Abstract

Abstract Despite plausible behavioral and physiological pathways, limited evidence exists on how temperature variability is associated with acute mental health-related episodes. This analysis explored associations between daily temperature range (DTR) and mental health-related hospitalizations in New York State during 1995-2014. A case-crossover design with distributed lag non-linear DTR terms (0-6 days) estimated associations between ZIP Code-level DTR and hospitalizations for mood, anxiety, adjustment, and schizophrenia disorders, adjusting for daily mean temperature, and how associations varied by age, sex, admission type and season. For all outcomes, across most DTR distribution, divergence from the study period daily mean (7.7 °C) yielded a positive association to a threshold (5.2 °C, 25th percentile; 12.2 °C, 90th percentile), beyond which negative associations were observed. For mood disorders, an increase in DTR from 7.7 °C to 12.2 °C was associated with a cumulative 4.8% (95%CI, 4.0%−5.6%) increase in daily hospitalization rates.
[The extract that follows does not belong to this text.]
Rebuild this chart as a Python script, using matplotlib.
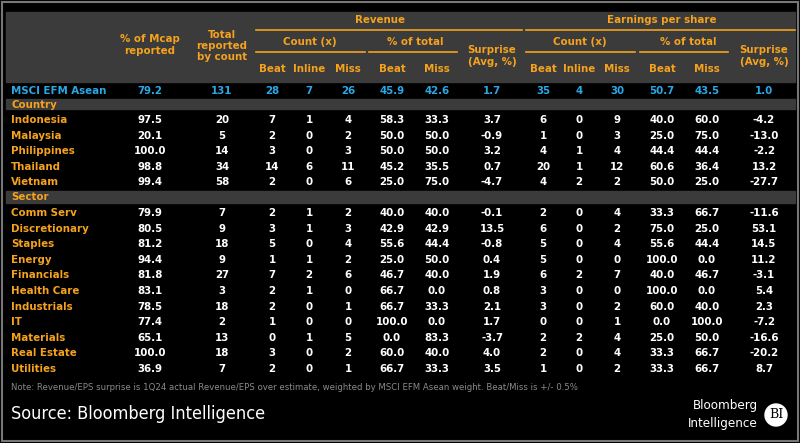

This increase was highest during transition seasons (6.0%, 4.5%−7.4%) compared with summer (1.8%, 0.6%−3.0%) and winter (-0.6%, -0.7%−1.9%). Evidence for effect-modification by age group and admission type was inconsistent across outcomes, without evidence for effect modification by sex. This study highlights potential impacts of increased temperature variability in a changing climate on mental health-related outcomes.